Ante la pasada de kilómetros que tengo por delante, me echo al camino mucho antes del alba. Me cuesta algo más de una hora encontrarme con el campo. Paso junto a un edificio en cuya fachada leo “Excelentísimo Ayuntamiento de Toledo”. No deja de ser chusco eso de que todos los ayuntamientos de este país sean excelentísimos por más que de hecho puedan ser una patata frita. Eso y todos los excelentísimos del país, sean pobres diablos, ladrones o gente sin ninguna excelencia. En fin.


La mañana fue transcurriendo delicadamente, sin sobresaltos y de la mano de Sergio del Molino y del propio Cervantes, mientras un paisaje ondulante de campos de colza o cebadas o vides pasaba a mí lado. Cuando entro en Torrijos, vuelvo a llamar a la policía local, con la que ya había contactado la tarde anterior para confirmar la disponibilidad del albergue. Sí, que vaya a recoger la llave a su oficina junto al ayuntamiento. Llego allá, entro, que espere, llaman a un teléfono y de ese teléfono sale una voz que dice que el albergue no está disponible hasta el lunes, que lo ocupan los feriantes de un mercado. ¿Qué hago? ¿Pongo cara de tonto?


Mi albergue para esta noche

Salgo al sol de la plaza del ayuntamiento y consulto en Booking.
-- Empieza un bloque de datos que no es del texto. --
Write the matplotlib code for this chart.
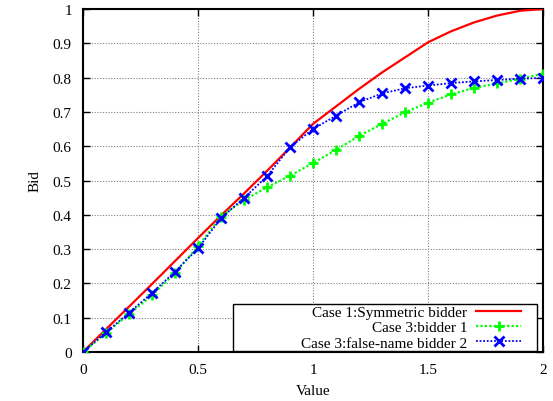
import matplotlib
matplotlib.use("Agg")
import matplotlib.pyplot as plt
from matplotlib.patches import Rectangle

plt.rcParams['font.family'] = ['Liberation Serif', 'DejaVu Serif']

values = [0.0, 0.1, 0.2, 0.3, 0.4, 0.5, 0.6, 0.7, 0.8, 0.9, 1.0,
          1.1, 1.2, 1.3, 1.4, 1.5, 1.6, 1.7, 1.8, 1.9, 2.0]
sym_bid = [0.0, 0.066, 0.132, 0.198, 0.265, 0.332, 0.398, 0.462, 0.528, 0.596, 0.665,
           0.716, 0.767, 0.815, 0.859, 0.903, 0.935, 0.961, 0.981, 0.995, 1.0]
bidder1 = [0.0, 0.055, 0.110, 0.165, 0.230, 0.308, 0.395, 0.443, 0.480, 0.514, 0.551,
           0.589, 0.630, 0.665, 0.699, 0.727, 0.751, 0.770, 0.783, 0.796, 0.812]
bidder2 = [0.0, 0.057, 0.114, 0.172, 0.234, 0.302, 0.390, 0.449, 0.512, 0.597, 0.650,
           0.689, 0.728, 0.754, 0.769, 0.777, 0.784, 0.789, 0.793, 0.797, 0.799]

labels = ["Case 1:Symmetric bidder", "Case 3:bidder 1", "Case 3:false-name bidder 2"]
xticks = [0, 0.5, 1, 1.5, 2]
xticklabels = ["0", "0.5", "1", "1.5", "2"]
yticks = [0, 0.1, 0.2, 0.3, 0.4, 0.5, 0.6, 0.7, 0.8, 0.9, 1.0]
yticklabels = ["0", "0.1", "0.2", "0.3", "0.4", "0.5", "0.6", "0.7", "0.8", "0.9", "1"]

fig = plt.figure(figsize=(5.53, 4.02), dpi=100)
ax = fig.add_axes([0.150, 0.122, 0.832, 0.853])

ax.plot(values, sym_bid, color=(1, 0, 0), lw=1.6, label=labels[0], zorder=3)
ax.plot(values, bidder1, color=(0, 1, 0), lw=1.6, ls=(0, (1, 1)), marker='+',
        ms=7, mew=2, label=labels[1], zorder=4)
ax.plot(values, bidder2, color=(0, 0, 1), lw=1.3, ls=(0, (1, 1)), marker='x',
        ms=6.5, mew=2, label=labels[2], zorder=5)

ax.set_xlim(0, 2)
ax.set_ylim(0, 1)
ax.set_xticks(xticks)
ax.set_xticklabels(xticklabels)
ax.set_yticks(yticks)
ax.set_yticklabels(yticklabels)
ax.tick_params(direction='in', length=5, width=1, top=True, right=True,
               labelsize=11, pad=8, colors='black')
ax.grid(True, color='0.5', ls=(0, (1, 1.5)), lw=0.8)
ax.set_axisbelow(True)
for s in ax.spines.values():
    s.set_linewidth(1.5)
    s.set_color('black')

ax.set_xlabel("Value", fontsize=11, labelpad=6)
ax.set_ylabel("Bid", fontsize=11, labelpad=8)

# legend box (gnuplot style, wider than its content)
box = Rectangle((0.327, 0.004), 0.660, 0.136, transform=ax.transAxes,
                facecolor='white', edgecolor='black', lw=1.0, zorder=6)
ax.add_patch(box)

leg = ax.legend(loc='lower right', bbox_to_anchor=(0.958, 0.0),
                markerfirst=False, numpoints=1, fontsize=11,
                handlelength=2.95, handletextpad=0.6, labelspacing=0.1,
                borderpad=0.15, borderaxespad=0.0, frameon=False)
leg.set_zorder(7)

fig.savefig("out.png", dpi=100)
Aquí los hoteles se han subido a la parra. Tras una corta reflexión decido dormir esta noche en el mejor albergue del mundo, ese que tiende sus brazos al ilimitado campo de nuestra España. Algún olivo encontraré que me haga compañía esta noche. Sólo siento que la luna esté casi desaparecida en su decreciente despedida. A dos o tres leguas de Torrijos encuentro un olivar muy chulo en que pasar la noche.